Banche, Merkel umilia Renzi «Non si cambiano le regole»

A vuoto il tentativo di ottenere uno stop sul bail in. No al maxi fondo da 40 miliardi, sarà potenziato Atlante

Banche, Merkel umilia Renzi «Non si cambiano le regole»

Aveva un fondamento la prudenza del premier Matteo Renzi nel chiedere all'Europa una sospensiva della direttiva sul bail in e sugli aiuti di Stato per consentire la ricapitalizzazione delle banche e la soluzione del problema-sofferenze. Troppo forti le resistenze comunitarie, in primo luogo tedesche, e troppo vicina la scadenza degli stress test (esiti attesi a fine luglio) che coinvolgeranno le cinque principali banche del Paese, cioè Intesa, Unicredit, Mps, Banco Popolare e Ubi.

«Se oggi si sospendessero le regole sul bail in, se questo è il passo che si vuol fare, si verificherebbe la fine dell'unione bancaria», ha precisato ieri mattina Benoit Coeuré, esponente francese del direttivo della Bce, ribadendo che senza le norme attuali «la vigilanza diventerebbe più invadente». Al termine del Consiglio europeo è stata la cancelliera Angela Merkel in persona a smorzare le residue speranze di una deroga. Deroga, per altro, prevista dal Trattato dell'Unione che all'articolo 107 stabilisce uno stop alla normativa sugli aiuti di Stato in caso di eventi eccezionali come appunto Brexit. «Abbiamo definito regole comuni sulla risoluzione delle banche e sulla loro ricapitalizzazione, non possiamo cambiare tutto ogni due anni», ha detto la Bundeskanzlerin rimarcando che «le basi attuali offrono la possibilità di rispondere alle necessità degli Stati membri». Insomma, l'Italia non potrà esimersi dal sanguinoso coinvolgimento di obbligazionisti e correntisti con depositi sopra i 100mila euro.

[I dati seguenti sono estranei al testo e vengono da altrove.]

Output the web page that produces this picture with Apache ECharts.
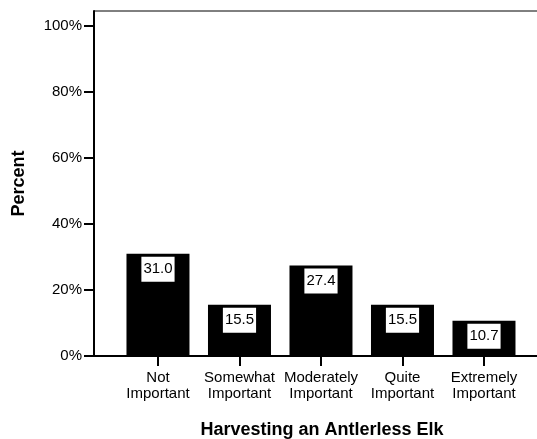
<!DOCTYPE html>
<html>
<head>
<meta charset="utf-8">
<script src="https://cdn.jsdelivr.net/npm/echarts@6/dist/echarts.min.js"></script>
<style>
html,body{margin:0;padding:0;background:#fff;}
#chart{width:537px;height:439px;}
</style>
</head>
<body>
<div id="chart"></div>
<script>
const categories = ["Not\nImportant", "Somewhat\nImportant", "Moderately\nImportant", "Quite\nImportant", "Extremely\nImportant"];
const percents = [31.0, 15.5, 27.4, 15.5, 10.7];
const yTicks = [0, 20, 40, 60, 80, 100];
const xTitle = "Harvesting an Antlerless Elk";
const yTitle = "Percent";

const positions = categories.map((c, i) => i + 1);
const FONT = "'Liberation Sans', Arial, sans-serif";

const chart = echarts.init(document.getElementById('chart'), null, {renderer: 'canvas'});
chart.setOption({
  animation: false,
  backgroundColor: '#fff',
  grid: {
    left: 94, right: -2, top: 11, bottom: 83,
    outerBoundsMode: 'none',
    containLabel: false,
    show: true, borderColor: '#000', borderWidth: 1, backgroundColor: 'transparent'
  },
  xAxis: {
    type: 'value',
    min: 0.215, max: 5.675,
    splitLine: {show: false},
    axisLine: {show: true, lineStyle: {color: '#000', width: 2}},
    axisTick: {show: true, customValues: positions, length: 10, lineStyle: {color: '#000', width: 2}},
    axisLabel: {
      customValues: positions,
      formatter: v => categories[Math.round(v) - 1] || '',
      color: '#000', fontFamily: FONT, fontSize: 15, lineHeight: 16, margin: 14
    },
    name: xTitle,
    nameLocation: 'middle',
    nameGap: 65,
    nameTextStyle: {color: '#000', fontFamily: FONT, fontSize: 18, fontWeight: 'bold', padding: [0, 0, 0, 11]}
  },
  yAxis: {
    type: 'value',
    min: 0, max: 104.5,
    splitLine: {show: false},
    axisLine: {show: true, lineStyle: {color: '#000', width: 2}},
    axisTick: {show: true, customValues: yTicks, length: 10, lineStyle: {color: '#000', width: 2}},
    axisLabel: {
      customValues: yTicks,
      formatter: v => v + '%',
      color: '#000', fontFamily: FONT, fontSize: 15, margin: 12
    },
    name: yTitle,
    nameLocation: 'middle',
    nameGap: 66,
    nameRotate: 90,
    nameTextStyle: {color: '#000', fontFamily: FONT, fontSize: 18, fontWeight: 'bold'}
  },
  series: [{
    type: 'bar',
    data: positions.map((p, i) => [p, percents[i]]),
    barWidth: 63,
    itemStyle: {color: '#000'},
    label: {
      show: true,
      position: 'insideTop',
      distance: 3,
      formatter: p => p.value[1].toFixed(1),
      backgroundColor: '#fff',
      padding: [5, 2, 5, 2],
      color: '#000', fontFamily: FONT, fontSize: 15, lineHeight: 15
    }
  }]
});
</script>
</body>
</html>
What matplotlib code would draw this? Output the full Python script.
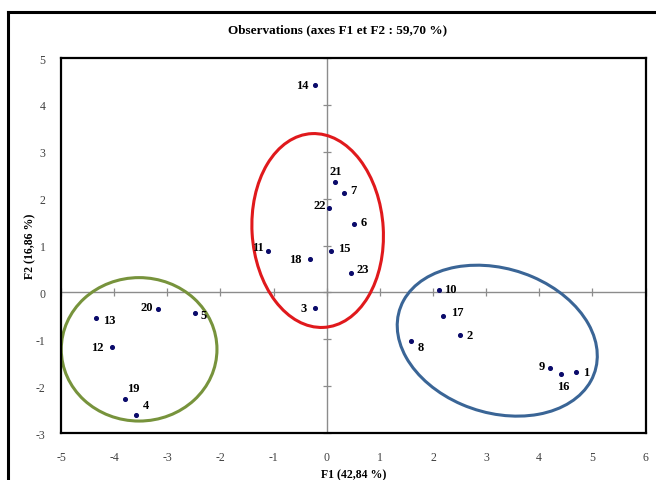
import matplotlib
matplotlib.use("Agg")
import matplotlib.pyplot as plt
from matplotlib.patches import Ellipse
from matplotlib.lines import Line2D

plt.rcParams["font.family"] = ["Liberation Serif", "DejaVu Serif"]
plt.rcParams["axes.unicode_minus"] = False

# observations (F1, F2)
labels = ["1", "2", "3", "4", "5", "6", "7", "8", "9", "10", "11", "12",
          "13", "14", "15", "16", "17", "18", "19", "20", "21", "22", "23"]
f1 = [4.69, 2.50, -0.22, -3.59, -2.48, 0.51, 0.32, 1.59, 4.21, 2.11, -1.10, -4.04,
      -4.34, -0.22, 0.08, 4.41, 2.18, -0.31, -3.79, -3.17, 0.15, 0.04, 0.45]
f2 = [-1.69, -0.91, -0.33, -2.62, -0.45, 1.45, 2.13, -1.04, -1.61, 0.05, 0.88, -1.17,
      -0.55, 4.43, 0.88, -1.75, -0.51, 0.72, -2.28, -0.35, 2.35, 1.81, 0.42]

x_ticks = list(range(-5, 7))
y_ticks = list(range(-3, 6))

# label offsets (points) and alignment
offsets = {
    "1": (5, 0, "left"), "2": (5, 0, "left"), "3": (-6, 0, "right"),
    "4": (5, 7, "left"), "5": (4, -1, "left"), "6": (5, 2, "left"),
    "7": (5, 2, "left"), "8": (5, -4, "left"), "9": (-4, 1, "right"),
    "10": (4, 1, "left"), "11": (-3, 3, "right"), "12": (-6, 0, "right"),
    "13": (5, -1, "left"), "14": (-5, 0, "right"), "15": (5, 2, "left"),
    "16": (-3, -8, "left"), "17": (6, 3, "left"), "18": (-6, 0, "right"),
    "19": (1, 8, "left"), "20": (-4, 1, "right"), "21": (-4, 8, "left"),
    "22": (-2, 2, "right"), "23": (4, 3, "left"),
}

fig = plt.figure(figsize=(6.56, 4.81), dpi=100)
ax = fig.add_axes([0.093, 0.0977, 0.891, 0.7796])

ax.set_xlim(-5, 6)
ax.set_ylim(-3, 5)
ax.set_xticks(x_ticks)
ax.set_yticks(y_ticks)
ax.tick_params(length=0, labelsize=8.5, labelcolor="#404040", pad=13)
ax.tick_params(axis="y", pad=11)
for s in ax.spines.values():
    s.set_linewidth(1.6)
    s.set_color("black")

# zero axes with crossing ticks
ax.axhline(0, color="#8c8c8c", lw=1, zorder=1)
ax.axvline(0, color="#8c8c8c", lw=1, zorder=1)
ax.plot(x_ticks, [0] * len(x_ticks), ls="none", marker="|", ms=6, mew=0.9,
        color="#8c8c8c", zorder=1, clip_on=False)
ax.plot([0] * len(y_ticks), y_ticks, ls="none", marker="_", ms=6, mew=0.9,
        color="#8c8c8c", zorder=1, clip_on=False)

ax.scatter(f1, f2, s=7, color="#0a0a6a", zorder=3)
for lab, x, y in zip(labels, f1, f2):
    dx, dy, ha = offsets[lab]
    ax.annotate(lab, (x, y), xytext=(dx, dy), textcoords="offset points",
                ha=ha, va="center", fontsize=9, fontweight="bold")

# group ellipses
ax.add_patch(Ellipse((-0.17, 1.32), 2.47, 4.14, angle=3, fill=False,
                     ec="#e0191c", lw=2.2, zorder=2))
ax.add_patch(Ellipse((-3.53, -1.215), 2.93, 3.06, angle=0, fill=False,
                     ec="#77933c", lw=2.2, zorder=2))
ax.add_patch(Ellipse((3.21, -1.03), 3.92, 3.03, angle=-26, fill=False,
                     ec="#3a6596", lw=2.2, zorder=2))

fig.text(338 / 656, 1 - 30 / 481, "Observations (axes F1 et F2 : 59,70 %)",
         ha="center", va="center", fontsize=9.5, fontweight="bold")
ax.set_xlabel("F1 (42,84 %)", fontsize=8.5, fontweight="bold", labelpad=4)
ax.set_ylabel("F2 (16,86 %)", fontsize=8.5, fontweight="bold")
ax.yaxis.set_label_coords(-25 / 584, 0.5)

# outer chart frame
fig.add_artist(Line2D([8 / 656, 8 / 656], [0, 1 - 13 / 481], color="black", lw=2.2))
fig.add_artist(Line2D([8 / 656, 1], [1 - 13 / 481, 1 - 13 / 481], color="black", lw=2.2))

fig.savefig("out.png", dpi=100)
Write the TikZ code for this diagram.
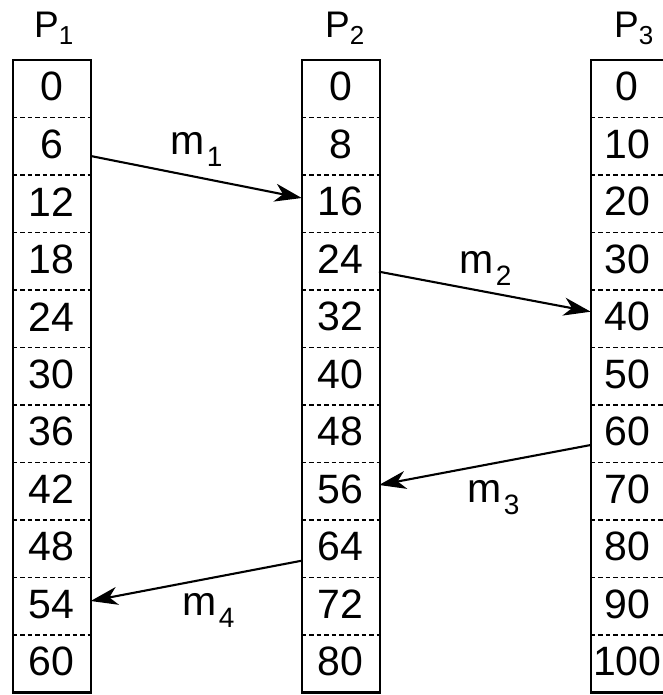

Il premier ha dovuto pertanto fare buon viso a cattivo gioco. «Se vi fossero dei problemi, noi saremmo nelle condizioni, rebus sic stantibus, di proteggere i denari dei correntisti e dei cittadini», ha dichiarato di fatto prendendo atto che la sospensiva del bail in non è più nell'ordine delle possibilità. Renzi, però, non ha risparmiato una stoccata alla Germania, accennando ai due pesi e alle due misure che Bruxelles applica se a essere coinvolta è Berlino. «L'Italia non chiede di cambiare le regole, sono state cambiate l'ultima volta nel 2003 per consentire alla Francia e soprattutto alla Germania di superare il tetto del 3 per cento», ha ricordato notando come «il governo italiano, guidato da Silvio Berlusconi, accettò per fare un favore a Francia e Germania». Fin quando la procedura straordinaria per i salvataggi bancari è stata in vigore «la Germania ha messo 247 miliardi di euro per salvare le proprie banche, l'Italia non lo ha fatto perché i presidenti Berlusconi, Monti e Letta, che rispetto, quando si poteva fare non l'hanno fatto», ha concluso. Tutto vero anche se i suoi predecessori, va precisato, avevano le mani legate da debito e deficit che, in piena crisi, non potevano essere ancora aumentati.

Il governo, perciò, dovrà rivedere le strategie se vorrà impedire che eventuali turbolenze destabilizzino in maniera esiziale il nostro sistema del credito. L'unico modo di «rispettare le regole» è mettere in piedi un'operazione di portata minore rispetto ai 40 miliardi ipotizzati dal mercato, ma che possa sortire qualche effetto. Il Fondo Atlante, che finora ha salvato PopVicenza e Veneto Banca, «è in condizione di essere ulteriormente capitalizzato». Le modalità le ha adombrate il vice ministro dell'Economia, Pier Paolo Baretta.

«Non è escluso che possano partecipare, con prudenza, casse previdenziali e fondi pensione», visto che attualmente investono molto su titoli di debito, e che si possa coinvolgere «anche Cdp, sempre tenendo presente che si tratta di risparmio postale». Con 4-5 miliardi, sperando che bastino, si potrebbe mettere un po' in moto il mercato delle sofferenze bancarie. E sperare che non impazzi la bufera.